Peacebuilding is considered the broadest of the three terms. The literature reflects widely differing notions of peacebuilding, which can limit the usefulness of the concept. Statebuilding and nationbuilding are narrower concepts. Although often used interchangeably, they should be kept separate. The ‘nation’ refers to ‘a group perceiving itself as separate and different from other groups because of language, customs, tradition, religion, or race’. In contrast, the ‘state’ is considered the ‘bureaucratic apparatus to govern autonomously the territory where the nation resides’. In most contexts, the ‘nation’ and the ‘state’ do not coincide.
As such, even after national groups sign a peace agreement, a ‘stateness problem’ can persist. Societies may remain divided along national lines: former adversaries may continue to hold alternative views about the boundaries of the political community and the rights of citizenship within that community. The absence of social cohesion exacerbates the lack of acceptance of the state by the population and hinders the ability of the state to formulate and implement policy. These are the challenging contexts in which international peacebuilding interventions operate.
Wilsonianism, named after the American President who argued that democracy and self-determination are necessary conditions for domestic and international peace and stability, has become the predominant model for contemporary international peacebuilding (and nationbuilding) missions. Contemporary neo-Wilsonianism focuses on political and economic liberalisation as a means to build viable democracies. But such a formula is often unsuitable for countries plagued by identity conflicts and a ‘stateness problem’, with scarce domestic resources and continuing competition between groups wishing to control the state. At least in the short term, political and economic liberalisation can dangerously heighten competition and inequality among groups, thus exacerbating conflict instead of alleviating it.

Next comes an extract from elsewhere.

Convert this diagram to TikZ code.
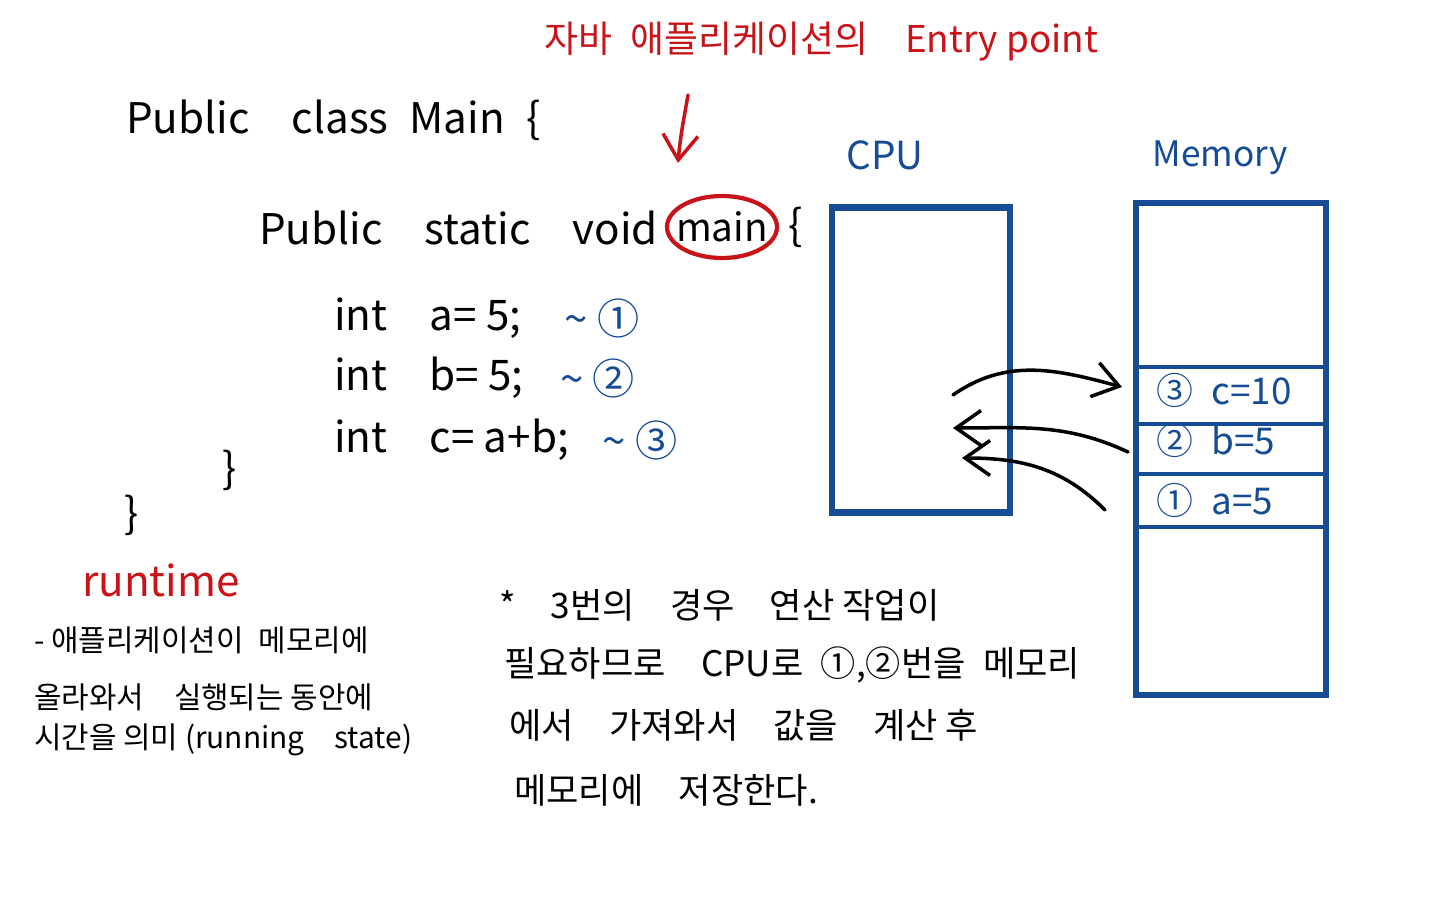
\documentclass[tikz,border=0pt]{standalone}
\usepackage{fontspec}
\setmainfont{Noto Sans CJK KR}
\usetikzlibrary{arrows.meta,positioning}
\definecolor{inkred}{RGB}{200,20,25}
\definecolor{inkblue}{RGB}{22,75,150}
\tikzset{
  code/.style={font=\fontsize{12}{15}\selectfont, anchor=west, inner sep=1pt},
  note/.style={font=\fontsize{10}{12}\selectfont, anchor=west, inner sep=1pt},
  small/.style={font=\fontsize{8.5}{10}\selectfont, anchor=west, inner sep=1pt},
  tag/.style={text=inkblue, font=\fontsize{12}{15}\selectfont, inner sep=1pt},
  cell/.style={text=inkblue, font=\fontsize{10.5}{13}\selectfont, anchor=west, inner sep=1pt},
  hwbox/.style={draw=inkblue, line width=1.8pt, inner sep=0pt},
  ink/.style={-{Straight Barb[length=2.5mm,width=3.5mm]}, line width=1pt, line cap=round},
}
\begin{document}
\begin{tikzpicture}
  \useasboundingbox (0,0) rectangle (14.4,9);
  \node[note, text=inkred, font=\fontsize{10.5}{13}\selectfont] (title) at (5.4,8.58) {자바\enspace 애플리케이션의\quad Entry point};

  % source code
  \node[code] (cls) at (1.22,7.8) {Public\quad class\enspace Main\enspace\{};
  \node[code] (sig) at (2.55,6.72) {Public\quad static\quad void};
  \node[code, anchor=center, font=\fontsize{11}{14}\selectfont] (main) at (7.22,6.73) {main};
  \draw[inkred, line width=1.2pt] (main.center) ellipse (0.55 and 0.31);
  \node[code, right=0.12 of main] (brace) {\{};
  \node[code] (la) at (3.3,5.82) {int\quad a= 5;};
  \node[tag, right=0.35 of la] (ta) {\textasciitilde\ ①};
  \node[code] (lb) at (3.3,5.22) {int\quad b= 5;};
  \node[tag, right=0.28 of lb] (tb) {\textasciitilde\ ②};
  \node[code] (lc) at (3.3,4.6) {int\quad c= a+b;};
  \node[tag, right=0.25 of lc] (tc) {\textasciitilde\ ③};
  \node[code] (endm) at (2.18,4.3) {\}};
  \node[code] (endc) at (1.2,3.85) {\}};

  \coordinate (entry) at (6.88,8.05);
  \draw[ink, inkred] (entry) to[out=-100,in=85] ([xshift=-0.44cm,yshift=0.02cm]main.north |- 0,7.35);

  % runtime
  \node[code, text=inkred] (rt) at (0.78,3.2) {runtime};
  \node[small] (rt1) at (0.3,2.6) {- 애플리케이션이\enspace 메모리에};
  \node[small] (rt2) at (0.3,2.03) {올라와서\quad 실행되는 동안에};
  \node[small] (rt3) at (0.3,1.6) {시간을 의미 (running\quad state)};

  % note on line 3
  \node[note] (n1) at (4.95,2.95) {*\quad 3번의\quad 경우\quad 연산 작업이};
  \node[note] (n2) at (5.0,2.35) {필요하므로\quad CPU로\enspace ①,②번을\enspace 메모리};
  \node[note] (n3) at (5.05,1.75) {에서\quad 가져와서\quad 값을\quad 계산 후};
  \node[note] (n4) at (5.1,1.1) {메모리에\quad 저장한다.};

  % cpu and memory
  \node[text=inkblue, font=\fontsize{11}{13}\selectfont] (cpulbl) at (8.85,7.45) {CPU};
  \node[hwbox, minimum width=1.78cm, minimum height=3.05cm] (cpu) at (9.21,5.4) {};
  \node[text=inkblue, font=\fontsize{10}{12}\selectfont] (memlbl) at (12.2,7.42) {Memory};
  \node[hwbox, minimum width=1.9cm, minimum height=4.92cm] (mem) at (12.31,4.51) {};
  \foreach \y in {5.33,4.76,4.26,3.73}
    \draw[inkblue, line width=0.9pt] (mem.west |- 0,\y) -- (mem.east |- 0,\y);
  \node[cell] (rowc) at (11.52,5.1) {③\enspace c=10};
  \node[cell] (rowb) at (11.52,4.6) {②\enspace b=5};
  \node[cell] (rowa) at (11.52,4.0) {①\enspace a=5};

  \coordinate (cpuout) at (9.53,5.05);
  \coordinate (cpuinb) at (9.53,4.72);
  \coordinate (cpuina) at (9.62,4.42);
  \draw[ink] (cpuout) to[out=35,in=165] ([xshift=-3mm,yshift=0.3mm]rowc.west);
  \draw[ink] ([xshift=-2.4mm,yshift=-1.2mm]rowb.west) to[out=155,in=0] (cpuinb);
  \draw[ink] ([xshift=-4.7mm,yshift=-1mm]rowa.west) to[out=135,in=0] (cpuina);
\end{tikzpicture}
\end{document}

Liberalisation can undermine other important goals of intervention in weak states, particularly the upholding of individual and group rights. Political liberalisation and elections in conditions of ethnic insecurity, for example, can result in an ethnic census, instead of an expression of democratic principles. International financial institutions tend to dismiss programmes of affirmative action for minorities as incompatible with market liberalisation. In addition, market liberalisation often leaves weak states recovering from civil strife prey to massive unemployment and widespread illegality.
Although policymakers are familiar with these shortcomings, reform remains difficult. The complexity of the task and the stakes involved demand careful assessment of all options for international engagement and the long-term commitment to support the democratic development of weak states. The establishment of the United Nations Peacebuilding Commission in 2005 is a step forward. There are still concerns about the Commission, however. No role is foreseen in the Peacebuilding Commission for humanitarian organisations, civil society groups and experts; and the terms of cooperation among the stakeholders remain unclear. In addition, longterm financial resources for the Peacebuilding Commission have not been secured.

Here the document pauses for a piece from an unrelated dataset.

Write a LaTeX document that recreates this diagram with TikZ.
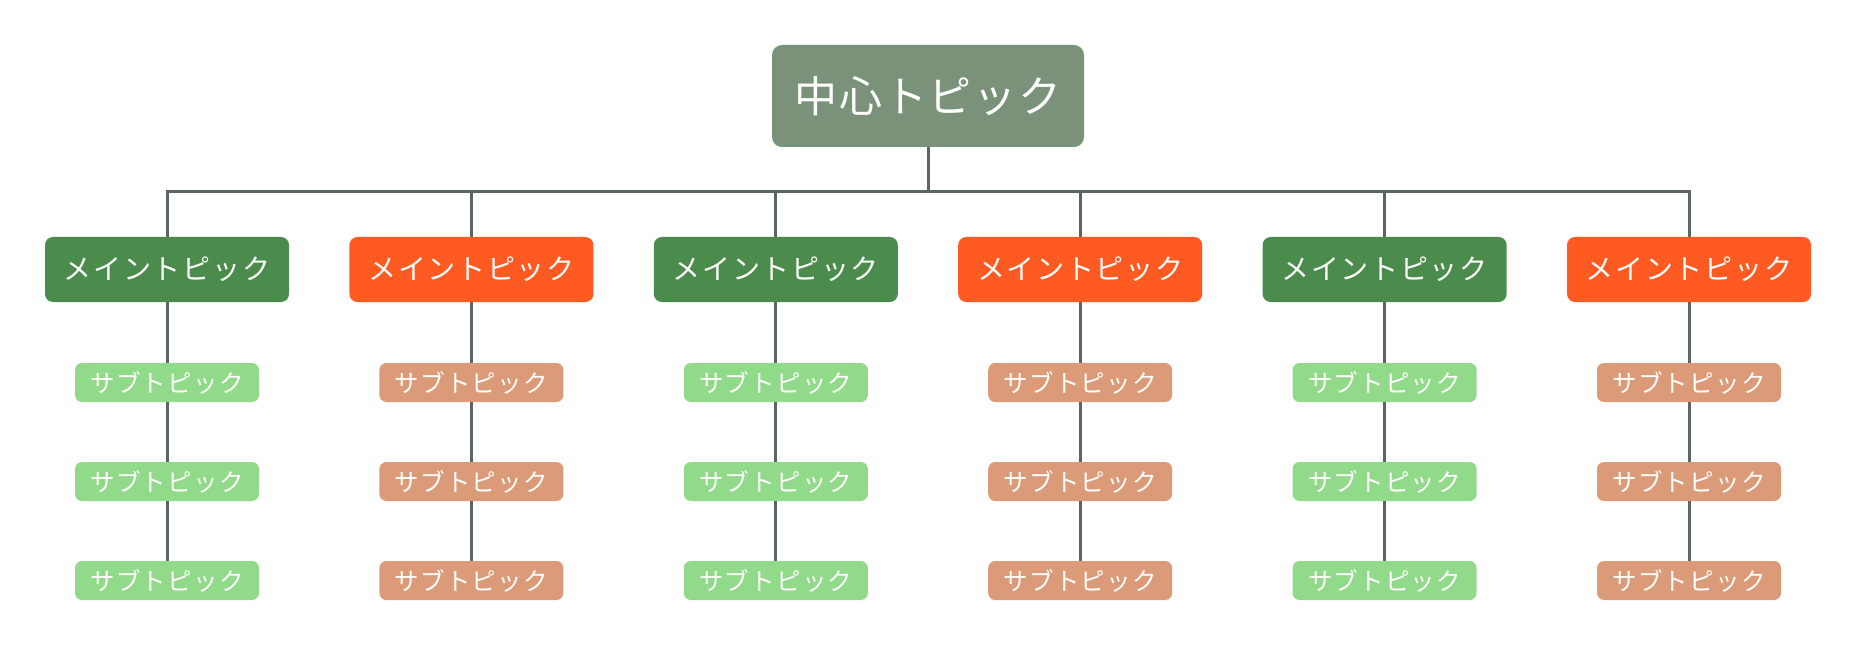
\documentclass[tikz,border=0pt]{standalone}
\usepackage{fontspec}
\newfontfamily\jpfont[LetterSpace=6]{Noto Sans CJK JP}
\newfontfamily\jpsmall[LetterSpace=5]{Noto Sans CJK JP}
\newfontfamily\jpbig[LetterSpace=4]{Noto Sans CJK JP}
\definecolor{centerfill}{HTML}{7A917A}
\definecolor{maingreen}{HTML}{4B8B4B}
\definecolor{mainorange}{HTML}{FF5A22}
\definecolor{subgreen}{HTML}{91DA89}
\definecolor{suborange}{HTML}{DC9B78}
\definecolor{linkgray}{HTML}{5B6662}
\begin{document}
\begin{tikzpicture}[
        x=1pt, y=-1pt, % 1 pixel = 1pt, y downward
        link/.style = {draw=linkgray, line width=3pt},
        center/.style = {rounded corners=10pt, fill=centerfill, text=white, inner sep=0pt,
                minimum width=312pt, minimum height=102pt, font=\jpbig\fontsize{43}{43}\selectfont},
        topic/.style = {rounded corners=8pt, text=white, inner sep=0pt,
                minimum width=244pt, minimum height=65pt, font=\jpfont\fontsize{28}{28}\selectfont}, % main topics
        subtopic/.style = {rounded corners=7pt, text=white, inner sep=0pt,
                minimum width=184pt, minimum height=39pt, font=\jpsmall\fontsize{24.5}{24.5}\selectfont},
    ]
    \useasboundingbox (0,0) rectangle (1857,660);

    \node[center] (ctr) at (928,96) {中心トピック};
    \coordinate (bus) at (928,192);
    \draw[link] (ctr.south) -- (bus);

    % main topics with three subtopics each
    \foreach \i/\mc/\sc in {0/maingreen/subgreen, 1/mainorange/suborange, 2/maingreen/subgreen,
            3/mainorange/suborange, 4/maingreen/subgreen, 5/mainorange/suborange} {
        \node[topic, fill=\mc] (m\i) at ({167+304.4*\i},269.5) {メイントピック};
        \node[subtopic, fill=\sc] (s\i a) at ({167+304.4*\i},382.5) {サブトピック};
        \node[subtopic, fill=\sc] (s\i b) at ({167+304.4*\i},481.5) {サブトピック};
        \node[subtopic, fill=\sc] (s\i c) at ({167+304.4*\i},580.5) {サブトピック};
        \draw[link] (bus) -| (m\i.north);
        \draw[link] (m\i.south) -- (s\i a.north);
        \draw[link] (s\i a.south) -- (s\i b.north);
        \draw[link] (s\i b.south) -- (s\i c.north);
    }
\end{tikzpicture}
\end{document}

The existence of the Commission should not prevent the consideration of other options. In south-eastern Europe, for example, accession agreements with the European Union (EU) and eventual EU membership are a successful form of member-state building. Beyond Europe, regional organisations are well placed to improve coordination among donors and provide indispensable knowledge of local political, economic and social variations. Technology transfer, debt forgiveness and increased aid might also constitute useful tools to prevent state failure and the return to lawlessness.